The president's only comments on the controversy came when he was asked by a reporter about a television advertisement sponsored by Democrats challenging both the Florida results and the tax plan.

"Some of the Democrats here want to keep revoting the election," Bush said. "But if they would listen to America, they would find that Americans want to move forward."

The president spoke with reporters in the crowded living room of an Air Force family whose home at Tyndall Air Force Base had been chosen to demonstrate to the commander-in-chief the difficult living conditions some troops face. The home, a rambler about half a century old, offered tight but neatly kept quarters for Senior Airman Donnie G. Bryant, his wife, Theresa, and their 20-month-old daughter, Chloe.

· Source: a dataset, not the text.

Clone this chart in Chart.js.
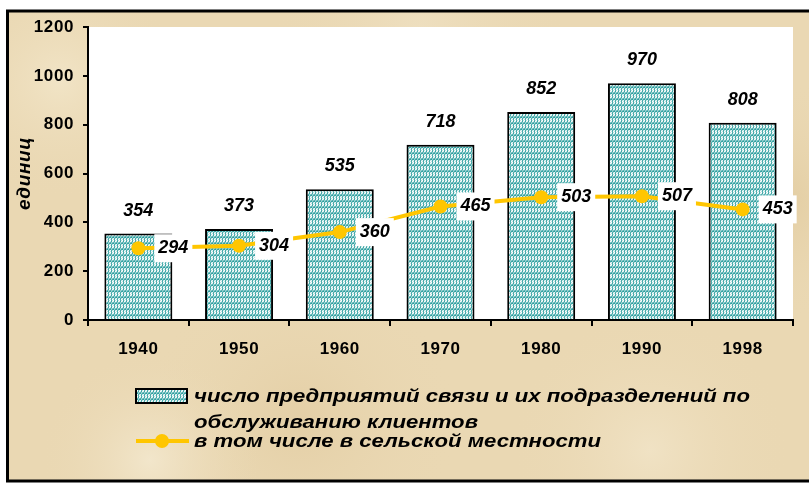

The airman was clearly reluctant to complain, even though the visit was intended to draw attention to housing needs.

"We still have a few problems with plumbing, but I believe they are starting a project on that," Bryant said. "We've had some plumbers pull in out back."

With the Air Force chief of staff, Gen. Michael E. Ryan, joining the president at the air base, Bush interjected: "Particularly after they knew Gen. Ryan was coming."

Bush's route into Panama City from Tyndall Air Force Base, approximately five miles away, took him along a boulevard lined much of the way with clusters of people, many of them waving small American flags and others holding Bush signs from last year's presidential campaign.

Near the civic center where he spoke, about a dozen people staged a quiet protest of the election.

Bush aides had considered offering a presidential nod to the controversy, with brief acknowledgment in his remarks to the fight that eventually handed him the White House. But they decided to ignore it.

"The president is not going to engage in partisan activities," White House Press Secretary Ari Fleischer said, referring to various complaints from Democrats about Bush's visit here. "The president believes virtually all Americans, except the most partisan, are looking forward."

But Bob Poe, the chairman of the Democratic Party in Florida, said over the weekend: "President Bush has arrived in Florida just in time to realize that Al Gore actually won the election."

Most of the disputes over ballots took place far to the southeast, in the heavily Democratic counties of Palm Beach, Broward and Miami-Dade along the state's Atlantic coast.

The president was greeted at the air base by his brother, Florida Gov. Jeb Bush, who played a central role in the Bush campaign in the state. They hugged at the foot of the steps leading from Air Force One.

During one visit with about a dozen Air Force enlisted troops, the president introduced the governor and said, "If you've got any problems, write him."

At the civic center, he turned to his younger--and larger--brother, who stood on the stage with him, and said: "What a good man he is! The key to our success is pretty simple; we listen to our mother. And she is still telling us what to do.

"I'm listening about half the time," the president said.